In my opinion, making the marriage tag a broader, encompassing tag, along with the sub-tags, has less utility than the current definitions and usage guidelines.
It is not intuitive to me.
Also, current usage cannot be ignored. I realize there might be a "poisoning the well" issue now, being that the current usage guidelines have been active for over six months, but we still have dates to compare.
It seems to me that a large chunk of tagged "marriage" questions are also tagged "Catholicism". This is a clear indication that the Catholic view of marriage is most often in mind when askers use the "marriage" tag, which as we all know is staunchly "one man, one woman."
 
11:32 AM
@fredsbend A "marriage" tag could still be used on Catholic questions, even if its tag definition were not exclusively heterosexual, just as the Catholic Church still uses the word "marriage" despite the fact that its use in the wider society is not exclusively heterosexual. The context will make the meaning sufficiently clear.
If a question were specifically about heterosexual marriage, there would be an appropriate tag available.
The "marriage" tag would be the "parent" tag, under which there would be various more specific tags for questions that want or require them. It would be similar to the "Bible" tag in relation to the tags for each book of the Bible.
 
 
7 hours later…
6:55 PM
@LeeWoofenden You still need to explain why tag should be defined by secular society or their vernacular usage, rather than by the users here and the academic usage of those terms.

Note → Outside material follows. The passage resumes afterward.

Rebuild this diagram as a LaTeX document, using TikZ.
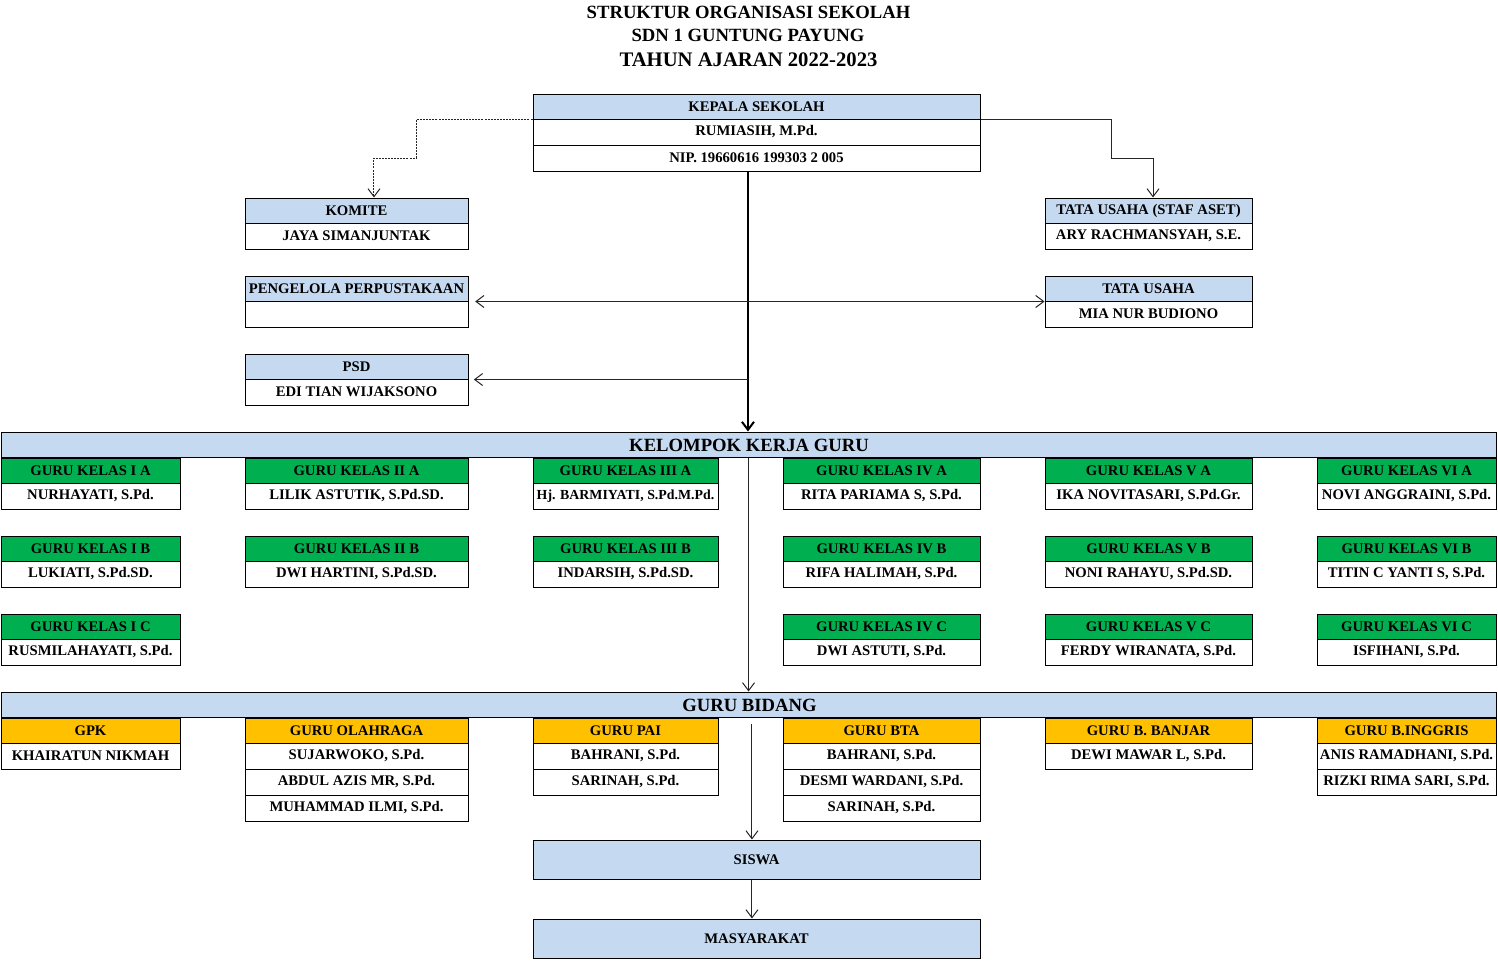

Like @curiousdannii said, calling same sex relationships marriage is a relatively new phenomenon, so suddenly changing the term's usage based on the whims of our legislature makes little sense.
 
7:41 PM
@fredsbend First of all, it wasn't the legislature, but the judiciary that made same-sex marriage legal in all states. But beyond that, the judiciary made that change in response to clear societal trends. No "whims" about it.
But to the practical. The tags excerpts could be written quite simply and, I think, fairly neutrally:
- "marriage": For use with questions about marriage of any type.
- "opposite-sex marriage": For use with questions about monogamous heterosexual marriage.
- "same-sex marriage": For use with questions about monogamous homosexual marriage.
- "polygamy": For use with questions about plural marriage.
The full tag wiki would need fuller explanations, of course, but these, too, could be written as neutrally as possible.
 
8:14 PM
@LeeWoofenden I think those could work fine, but then it leaves the marriage tag kind of useless in my opinion. Kind of like the bible tag.
Which then makes every question about this issue. Not what we're going for I hope.
 
 
2 hours later…
10:18 PM
@Lee Same sex marriage is still only legal in a minority of countries.
 
 
2 hours later…
11:53 PM
@curiousdannii But it's legal in the countries that provide the majority of the usage of the StackExchange sites. And more to the point, it's legal in the country in which SEI is based.
@fredsbend I don't see a problem with continuing to use the "marriage" tag for most questions about marriage. "Opposite-sex marriage" will likely be the one that gets almost no usage. "Same-sex marriage" will be used for questions that deal specifically with that subject.